Infosys, once the bellwether among Indian IT firms, has lagged the IT industry over the last few years. For 2014-15 fiscal, it expects to grow at 9 per cent as against industry growth average of 13-15 per cent. Analysts have blamed Infosys' underperformance on its weakness to win new deals or mine existing clients because of its misplaced focus on products, platforms and consulting business (dubbed Infosys 3.0) at the cost of large "bread and butter" outsourcing deals. This led to shrinking market share and declining profitability.
Infosys brought back its cofounder Narayana Murthy in 2013 and under him the outsourcer double revenue growth and increase margins by aggressive cost-cutting in 2013-14 fiscal. But analysts say the company needs a new strategy to win back its bellwether tag. The responsibility to rejuvenate Infosys has been handed over to Vishal Sikka, who will take over as the new CEO August 1. (Read the full story)
Nomura says it will be interesting to watch whether the new Infosys management focuses on increased investments for growth or on margin improvement, which has been one of the core themes under Mr Murthy. Infosys margins have increased by 200 basis points over the last year because of aggressive cost cutting.
For the June quarter, Nirmal Bang expects margins of most IT companies to fall because of a 2.5 per cent average appreciation in the rupee, increased visa costs and wage hike. Nomura expects ebitda margins for tier-1 companies to fall by average 100-200 basis points sequentially.
As a result, most outsourcers are likely to report a fall in net profits in the June quarter.
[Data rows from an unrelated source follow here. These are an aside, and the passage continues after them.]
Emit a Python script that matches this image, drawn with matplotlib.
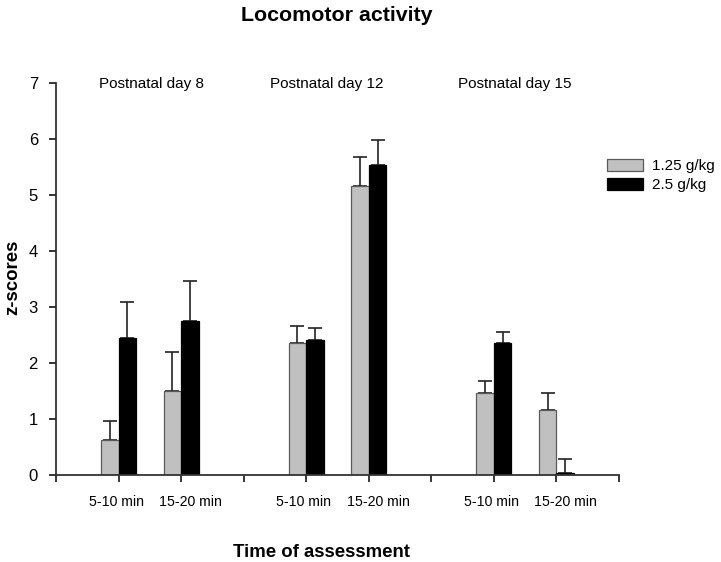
import matplotlib
matplotlib.use("Agg")
import matplotlib.pyplot as plt
import numpy as np

plt.rcParams['font.family'] = ['Liberation Sans', 'DejaVu Sans']

# ---- data ----
groups = ["Postnatal day 8", "Postnatal day 12", "Postnatal day 15"]
time_labels = ["5-10 min", "15-20 min"]
series_names = ["1.25 g/kg", "2.5 g/kg"]
low_dose = [0.62, 1.49, 2.35, 5.16, 1.46, 1.16]
low_err = [0.34, 0.70, 0.30, 0.52, 0.22, 0.31]
high_dose = [2.45, 2.74, 2.41, 5.54, 2.36, 0.03]
high_err = [0.63, 0.73, 0.21, 0.44, 0.20, 0.25]

# ---- layout ----
positions = []
for g in range(len(groups)):
    positions += [3 * g + 1, 3 * g + 2]
x = np.array(positions, dtype=float)
group_centers = np.array([3 * g + 1.5 for g in range(len(groups))])
group_label_offsets = [0.03, -0.17, -0.16]
time_label_offsets = [-0.04, 0.15]

fig = plt.figure(figsize=(7.21, 5.62), dpi=100)
ax = fig.add_axes([56 / 721, 87 / 562, 563 / 721, 392.3 / 562])

w = 0.28
ax.bar(x, low_dose, width=-w, align='edge', color='#c0c0c0', edgecolor='#5a5a5a',
       linewidth=0.9, label=series_names[0], zorder=2)
ax.bar(x, high_dose, width=w, align='edge', color='black', edgecolor='black',
       linewidth=0.9, label=series_names[1], zorder=2)
ax.errorbar(x - w / 2, low_dose, yerr=[np.zeros(len(low_err)), low_err], fmt='none',
            ecolor='#222222', elinewidth=1.2, capsize=4.7, capthick=1.2, zorder=1)
ax.errorbar(x + w / 2, high_dose, yerr=[np.zeros(len(high_err)), high_err], fmt='none',
            ecolor='#222222', elinewidth=1.2, capsize=4.7, capthick=1.2, zorder=1)

ax.set_xlim(0, 9)
ax.set_ylim(0, 7)
ax.set_yticks(range(0, 8))
ax.set_xticks(range(0, 10))
ax.set_xticklabels([""] * 10)
for i, p in enumerate(positions):
    ax.text(p + time_label_offsets[i % 2], -0.553, time_labels[i % 2], ha='center',
            va='baseline', fontsize=10.2)
ax.tick_params(axis='y', labelsize=12, length=5, width=1.1, direction='out', pad=8)
ax.tick_params(axis='x', length=5, width=1.1, direction='out')
for s in ['top', 'right']:
    ax.spines[s].set_visible(False)
for s in ['left', 'bottom']:
    ax.spines[s].set_linewidth(1.3)
    ax.spines[s].set_color('#333333')

for gc, off, g in zip(group_centers, group_label_offsets, groups):
    ax.text(gc + off, 6.906, g, ha='center', va='baseline', fontsize=11)

fig.text(13 / 721, 1 - 277.5 / 562, "z-scores", rotation=90, ha='center', va='center',
         fontsize=13.4, fontweight='bold')
fig.text(321.7 / 721, 1 - 557 / 562, "Time of assessment", ha='center', va='baseline',
         fontsize=13.4, fontweight='bold')
fig.text(337 / 721, 1 - 21 / 562, "Locomotor activity", ha='center', va='baseline',
         fontsize=15.4, fontweight='bold')

ax.legend(loc='upper left', bbox_to_anchor=(607 / 721, 1 - 159 / 562),
          bbox_transform=fig.transFigure, frameon=False, fontsize=11,
          handlelength=2.36, handleheight=0.8, handletextpad=0.6,
          labelspacing=0.32, borderaxespad=0, borderpad=0)

fig.savefig("out.png", dpi=100)
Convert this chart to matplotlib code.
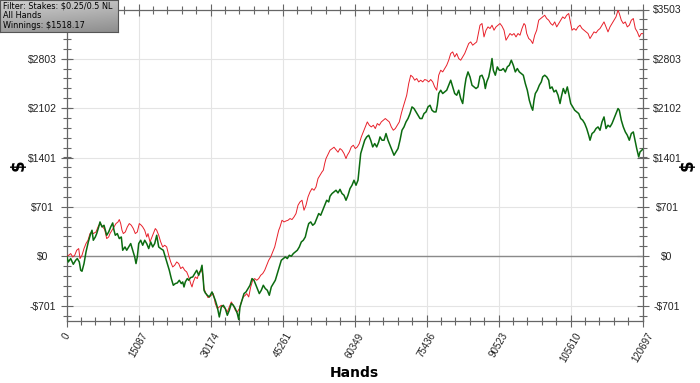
import numpy as np
import matplotlib
matplotlib.use("Agg")
import matplotlib.pyplot as plt
from matplotlib.colors import LinearSegmentedColormap
from matplotlib.ticker import FixedLocator, FixedFormatter, AutoMinorLocator

# ──────────────────────────────────────────────
# Datos (manos, dólares)
# ──────────────────────────────────────────────
net_hands = [0, 335, 838, 1383, 1886, 2221, 2640, 2934, 3206, 3625, 4044, 4526, 5029, 5302, 5574, 5993, 6287, 6706, 6978, 7397, 7816, 8382, 8801, 9220, 9639, 9912, 10184, 10603, 11022, 11441, 11735, 12217, 12573, 12992, 13411, 13830, 14249, 14522, 14794, 15088, 15507, 15926, 16345, 16764, 17183, 17602, 18021, 18440, 18860, 19279, 19698, 20243, 20662, 21081, 21500, 21919, 22338, 22757, 23176, 23595, 24014, 24308, 24580, 24853, 25272, 25565, 25984, 26403, 26822, 27241, 27660, 28079, 28352, 28624, 28771, 29043, 29462, 29881, 30447, 30720, 31139, 31558, 31977, 32396, 32816, 33235, 33654, 34073, 34492, 34911, 35330, 35749, 36043, 36315, 36734, 37153, 37572, 37991, 38410, 38829, 39248, 39667, 39940, 40359, 40778, 41197, 41616, 42035, 42454, 42873, 43293, 43712, 44131, 44550, 44969, 45388, 45807, 46226, 46645, 47064, 47483, 47902, 48321, 48741, 49160, 49579, 49998, 50417, 50711, 51130, 51549, 51968, 52387, 52806, 53225, 53644, 54063, 54483, 54902, 55174, 55593, 56012, 56431, 56850, 57269, 57688, 58107, 58526, 58945, 59364, 59783, 60202, 60621, 61040, 61313, 61607, 62026, 62445, 62865, 63284, 63703, 64122, 64541, 64960, 65379, 65652, 66071, 66490, 66909, 67328, 67747, 68166, 68585, 69004, 69423, 69842, 70261, 70680, 71099, 71518, 71937, 72357, 72776, 73195, 73614, 74033, 74452, 74871, 75290, 75709, 76128, 76547, 76966, 77385, 77658, 77952, 78371, 78790, 79209, 79628, 80047, 80466, 80885, 81304, 81723, 82142, 82561, 82980, 83400, 83672, 84091, 84510, 84929, 85348, 85767, 86186, 86605, 87024, 87443, 87716, 88011, 88430, 88849, 89122, 89394, 89813, 90232, 90651, 91070, 91489, 91908, 92327, 92746, 93165, 93584, 94003, 94422, 94842, 95261, 95680, 96099, 96518, 96937, 97356, 97649, 97922, 98195, 98614, 99033, 99452, 99745, 100164, 100583, 101002, 101275, 101694, 102113, 102532, 102951, 103370, 103643, 104062, 104481, 104900, 105194, 105613, 106032, 106451, 106870, 107289, 107708, 108127, 108546, 108965, 109385, 109657, 110076, 110495, 110914, 111333, 111752, 112171, 112590, 113009, 113428, 113847, 114266, 114685, 115104, 115523, 115796, 116215, 116634, 117053, 117472, 117891, 118310, 118729, 119148, 119442, 119861, 120133, 120697]
net_won = [0, -81, -33, -114, -57, -33, -81, -199, -213, -104, 61, 203, 322, 369, 227, 273, 322, 416, 487, 416, 440, 298, 345, 416, 473, 369, 298, 322, 251, 274, 85, 132, 85, 132, 180, 85, -10, -104, -10, 180, 227, 156, 227, 180, 109, 203, 132, 180, 298, 132, 109, 85, -10, -104, -199, -317, -412, -388, -379, -341, -388, -365, -436, -365, -317, -341, -302, -294, -246, -199, -270, -199, -128, -341, -483, -521, -554, -578, -507, -554, -625, -720, -862, -720, -696, -743, -838, -767, -672, -696, -743, -814, -899, -720, -625, -530, -507, -459, -412, -317, -341, -412, -459, -530, -483, -412, -459, -483, -554, -436, -388, -341, -246, -152, -57, -33, -10, -33, 14, 0, 38, 61, 85, 132, 203, 227, 274, 393, 464, 487, 440, 464, 535, 606, 582, 653, 724, 795, 771, 852, 890, 913, 937, 899, 950, 890, 866, 795, 866, 961, 1008, 1079, 1008, 1079, 1268, 1458, 1552, 1647, 1694, 1718, 1647, 1552, 1600, 1552, 1623, 1694, 1647, 1647, 1742, 1647, 1576, 1505, 1434, 1481, 1529, 1647, 1789, 1836, 1907, 1955, 2026, 2120, 2097, 2049, 2002, 1955, 1955, 2026, 2049, 2120, 2144, 2073, 2049, 2049, 2144, 2310, 2357, 2310, 2333, 2357, 2428, 2499, 2404, 2310, 2286, 2357, 2239, 2168, 2404, 2523, 2617, 2546, 2428, 2404, 2381, 2404, 2556, 2570, 2499, 2381, 2475, 2546, 2688, 2807, 2641, 2570, 2688, 2641, 2641, 2665, 2617, 2688, 2712, 2783, 2712, 2617, 2665, 2617, 2594, 2570, 2452, 2357, 2215, 2120, 2073, 2215, 2310, 2357, 2428, 2475, 2546, 2570, 2546, 2499, 2381, 2404, 2333, 2357, 2286, 2168, 2262, 2381, 2310, 2404, 2310, 2168, 2120, 2073, 2049, 2026, 1955, 1931, 1884, 1813, 1718, 1647, 1742, 1765, 1813, 1836, 1789, 1907, 1978, 1813, 1860, 1836, 1884, 1955, 2026, 2097, 2073, 1931, 1836, 1765, 1718, 1647, 1742, 1765, 1623, 1529, 1410, 1481, 1518.17]

ev_hands = [0, 419, 838, 1257, 1676, 2096, 2515, 2787, 3206, 3625, 4044, 4463, 4883, 5302, 5574, 6140, 6706, 7125, 7544, 7963, 8382, 8801, 9073, 9492, 9912, 10331, 10750, 11022, 11316, 11588, 11861, 12280, 12699, 13118, 13537, 13956, 14375, 14794, 15213, 15632, 15926, 16345, 16764, 17036, 17455, 17874, 18147, 18566, 18860, 19279, 19698, 20117, 20536, 20955, 21374, 21793, 22212, 22631, 23050, 23469, 23888, 24308, 24727, 25146, 25565, 25984, 26257, 26529, 26948, 27367, 27786, 28205, 28498, 28771, 29190, 29609, 29881, 30720, 31139, 31558, 31977, 32396, 32816, 33235, 33654, 34073, 34492, 34911, 35330, 35749, 36168, 36587, 37006, 37425, 37719, 38138, 38557, 38976, 39395, 39814, 40233, 40652, 41071, 41490, 41910, 42329, 42748, 43167, 43586, 44005, 44424, 44697, 45116, 45535, 45954, 46373, 46792, 47211, 47630, 48049, 48468, 48887, 49306, 49726, 50145, 50564, 50983, 51402, 51821, 52240, 52659, 53078, 53497, 53771, 54063, 54336, 55174, 56012, 56850, 57269, 57688, 58107, 58526, 58799, 59218, 59637, 60056, 60475, 60894, 61313, 61732, 62151, 62570, 62990, 63409, 63828, 64247, 64666, 65085, 65504, 65923, 66342, 66761, 67180, 67600, 68019, 68438, 68857, 69276, 69695, 70114, 70408, 70827, 71246, 71665, 72084, 72503, 72922, 73341, 73760, 74179, 74598, 75017, 75437, 75856, 76275, 76694, 77113, 77532, 77951, 78370, 78789, 79208, 79627, 80046, 80466, 80885, 81304, 81723, 82142, 82561, 82980, 83399, 83818, 84237, 84656, 85075, 85494, 85913, 86605, 87024, 87443, 87862, 88281, 88700, 89120, 89539, 89958, 90377, 90796, 91215, 91634, 92053, 92472, 92891, 93310, 93729, 94149, 94568, 94987, 95406, 95825, 96098, 96392, 96811, 97230, 97649, 98068, 98487, 98906, 99325, 99744, 100163, 100582, 101001, 101421, 101840, 102259, 102678, 103097, 103516, 103935, 104354, 104773, 105192, 105465, 105884, 106303, 106722, 107141, 107560, 107979, 108398, 108817, 109236, 109655, 110074, 110493, 110912, 111331, 111750, 112169, 112589, 113008, 113427, 113846, 114265, 114684, 115103, 115522, 115795, 116214, 116633, 117052, 117471, 117890, 118309, 118728, 119147, 119566, 119985, 120404, 120697]
ev_won = [0, 14, 38, -10, 14, 85, 109, -33, 14, 109, 180, 227, 322, 345, 322, 345, 440, 454, 416, 379, 251, 274, 322, 369, 416, 464, 487, 521, 464, 369, 322, 345, 416, 464, 440, 393, 322, 345, 464, 440, 416, 369, 274, 322, 203, 274, 322, 393, 369, 298, 203, 132, 156, 132, 14, -81, -152, -128, -81, -104, -175, -152, -199, -223, -294, -388, -436, -365, -294, -317, -223, -199, -246, -459, -530, -587, -578, -530, -672, -743, -720, -696, -720, -743, -791, -720, -649, -696, -767, -791, -743, -649, -578, -554, -530, -578, -436, -341, -317, -341, -317, -270, -246, -199, -128, -57, -10, 61, 132, 251, 369, 416, 511, 487, 501, 511, 535, 521, 558, 606, 724, 771, 795, 653, 724, 842, 913, 961, 937, 984, 1103, 1150, 1197, 1221, 1316, 1387, 1505, 1548, 1477, 1529, 1505, 1458, 1387, 1434, 1481, 1552, 1576, 1529, 1552, 1600, 1694, 1765, 1836, 1907, 1860, 1836, 1860, 1813, 1884, 1860, 1907, 1931, 1955, 1931, 1907, 1836, 1789, 1813, 1860, 1907, 2026, 2097, 2191, 2286, 2452, 2570, 2546, 2499, 2523, 2475, 2499, 2475, 2509, 2499, 2475, 2509, 2475, 2404, 2357, 2570, 2641, 2617, 2665, 2712, 2783, 2878, 2901, 2830, 2878, 2807, 2783, 2830, 2878, 2949, 3020, 3043, 2996, 3020, 3043, 3280, 3304, 3114, 3209, 3256, 3233, 3280, 3209, 3256, 3280, 3304, 3266, 3209, 3067, 3114, 3162, 3138, 3162, 3114, 3162, 3138, 3233, 3304, 3280, 3162, 3091, 3067, 3020, 3138, 3209, 3351, 3375, 3398, 3422, 3375, 3351, 3304, 3280, 3327, 3256, 3304, 3351, 3398, 3375, 3422, 3446, 3351, 3209, 3233, 3209, 3256, 3280, 3233, 3209, 3185, 3162, 3091, 3138, 3185, 3171, 3209, 3233, 3280, 3327, 3256, 3185, 3256, 3304, 3351, 3398, 3493, 3446, 3351, 3304, 3327, 3256, 3280, 3351, 3375, 3233, 3185, 3114, 3162, 3160]

x_ticks = [0, 15087, 30174, 45261, 60349, 75436, 90523, 105610, 120697]
y_ticks = [-701, 0, 701, 1401, 2102, 2803, 3503]
y_labels = ["-$701", "$0", "$701", "$1401", "$2102", "$2803", "$3503"]

info_lines = ["Filter: Stakes: $0.25/0.5 NL", "All Hands", "Winnings: $1518.17"]

W, H = 700, 383
fig = plt.figure(figsize=(W / 100, H / 100), dpi=100)
ax = fig.add_axes([66.7 / W, 1 - 320.7 / H, 576 / W, 311.2 / H])

ax.plot(ev_hands, ev_won, color="#e8202a", linewidth=0.7, zorder=3)
ax.plot(net_hands, net_won, color="#0b6b10", linewidth=1.1, zorder=4)
ax.axhline(0, color="#8a8a8a", linewidth=1.0, zorder=2)

ax.set_xlim(0, 120697)
ax.set_ylim(-915, 3503)

ax.xaxis.set_major_locator(FixedLocator(x_ticks))
ax.xaxis.set_major_formatter(FixedFormatter([str(v) for v in x_ticks]))
ax.yaxis.set_major_locator(FixedLocator(y_ticks))
ax.yaxis.set_major_formatter(FixedFormatter(y_labels))
ax.xaxis.set_minor_locator(AutoMinorLocator(5))
ax.yaxis.set_minor_locator(AutoMinorLocator(5))

ax.grid(True, which="major", color="#e4e4e4", linestyle="-", linewidth=0.8, zorder=1)

for s in ax.spines.values():
    s.set_color("#666666")
    s.set_linewidth(0.9)

ax.tick_params(which="both", direction="inout", colors="#666666",
               top=True, right=True, labelright=True, labelsize=7.5,
               labelcolor="#222222")
ax.tick_params(which="major", length=9, width=0.8)
ax.tick_params(which="minor", length=6, width=0.8)
ax.tick_params(axis="y", pad=13)
ax.tick_params(axis="x", pad=3, labelsize=7)
for t in ax.yaxis.get_major_ticks():
    t.label1.set_horizontalalignment("center")
    t.label2.set_horizontalalignment("center")
    t.label1.set_fontfamily("Liberation Sans")
    t.label2.set_fontfamily("Liberation Sans")
# la etiqueta izquierda de arriba queda tapada por el cuadro de filtro
ax.yaxis.get_major_ticks()[-1].label1.set_visible(False)

for lab in ax.get_xticklabels():
    lab.set_rotation(60)
    lab.set_horizontalalignment("center")
    lab.set_fontfamily("Liberation Sans")

ax.set_xlabel("Hands", fontsize=10, fontweight="bold", labelpad=1)
ax.set_ylabel("$", fontsize=12, fontweight="bold", labelpad=0)
fig.text(688 / W, 1 - (9.5 + 320.7) / 2 / H, "$", rotation=90,
         fontsize=12, fontweight="bold", ha="center", va="center")

# cuadro de información arriba a la izquierda
box = fig.add_axes([0, 1 - 32 / H, 118 / W, 32 / H], zorder=10)
grad_cmap = LinearSegmentedColormap.from_list("caja", ["#d2d2d2", "#8e8e8e"])
gx, gy = np.meshgrid(np.linspace(0, 1, 120), np.linspace(0, 1, 40))
box.imshow(0.25 * gx + 0.75 * gy, cmap=grad_cmap, vmin=0, vmax=1,
           aspect="auto", extent=[0, 1, 1, 0])
box.set_xlim(0, 1)
box.set_ylim(1, 0)
box.set_xticks([])
box.set_yticks([])
for s in box.spines.values():
    s.set_color("#555555")
    s.set_linewidth(0.8)
for i, line in enumerate(info_lines):
    box.text(0.025, 0.2 + i * 0.3, line, fontsize=5.9, va="center", ha="left",
             color="black", family="DejaVu Sans")

fig.savefig("out.png", dpi=100)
Infosys is likely to register the highest fall, with net profit falling 7 per cent sequentially, followed by Wipro (5.9 per cent), TCS (5.4 per cent) and HCL Tech (1.4 per cent), Nirmal Bang says.
Commentary on: 1) demand strength at the start of the year; 2) performance in troubled verticals like hi-tech/retail; and 3) discretionary outlook will be closely tracked, Nomura says.